In a recent breakthrough, we have found that there is a new way of enhancing the light-matter interaction strength. In a paper published 2011 in Nature Physics [6] we report on the experimental observation that light emission from quantum dots is fundamentally different than hitherto believed, see Fig. 1. We have observed and theoretically explained that due to their mesoscopic character, quantum dots emit photons in plasmon nanostructures with rates that violate the celebrated dipole approximation, which is usually taken for granted in solid-state quantum optics. The deviations from the dipole approximation can in fact be employed to enhance the interaction strength between light and matter thereby potentially improving the efficiency of quantum information devices.

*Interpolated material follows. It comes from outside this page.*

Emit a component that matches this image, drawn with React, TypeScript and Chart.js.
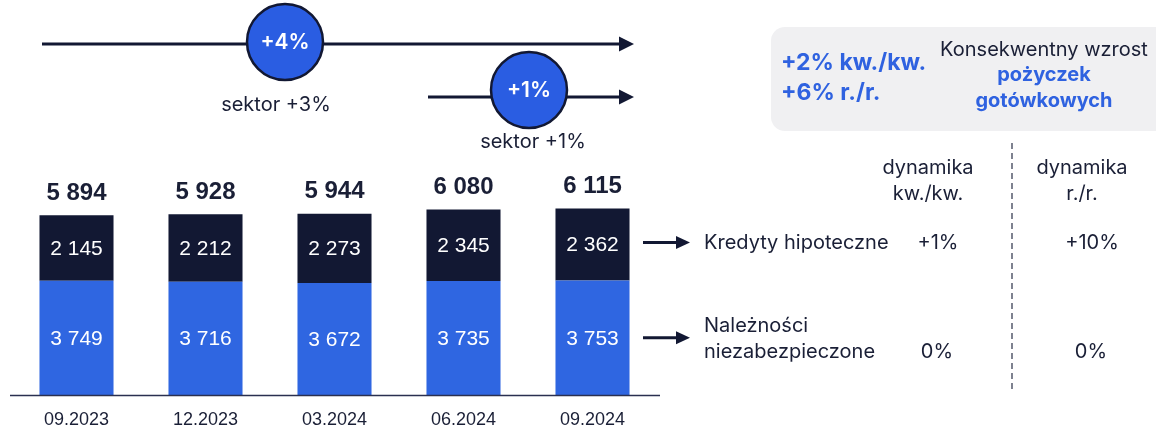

Presently we are developing a general theory of light-matter beyond the dipole approximation and preparing a new generation of experiments employing electrical control of light-matter interaction.

[1] J. Johansen, S. Stobbe, I. S. Nikolaev, T. Lund-Hansen, P. T. Kristensen, J. M. Hvam, W. L. Vos, and P. Lodahl, ”Size dependence of the wavefunction of self-assembled InAs quantum dots from time-resolved optical measurements,” Physical Review B 77, 073303 (2008).

[2] S. Stobbe, J. Johansen, P. T. Kristensen, J. M. Hvam and P. Lodahl, “Frequency dependence of the radiative decay rate of excitons in self-assembled quantum dots: Experiment and theory,” Physical Review B 80, 155307 (2009).

[3] S. Stobbe, J. M. Hvam, and P. Lodahl, “On the interpretation of wave function overlaps in quantum dots,” Physica Status Solidi (b) 248, 855 (2011). (Cover story). 

[4] J. Johansen, B. Julsgaard, S. Stobbe, J. M. Hvam, and P. Lodahl, “Probing long-lived dark excitons in self-assembled quantum dots,” Physical Review B 81, 081304(R) (2010). 

[5] S. Stobbe, T. W. Schlereth, S. Höfling, A. Forchel, J. M. Hvam, and P. Lodahl, “Large quantum dots with small oscillator strength,” Physical Review B 82, 233302 (2010).

[6] M. L. Andersen, S. Stobbe, A. S. Sørensen, and P. Lodahl, “Strongly modified plasmon-matter interaction with mesoscopic quantum emitters,” Nature Physics 7, 215 (2011). (Cover story).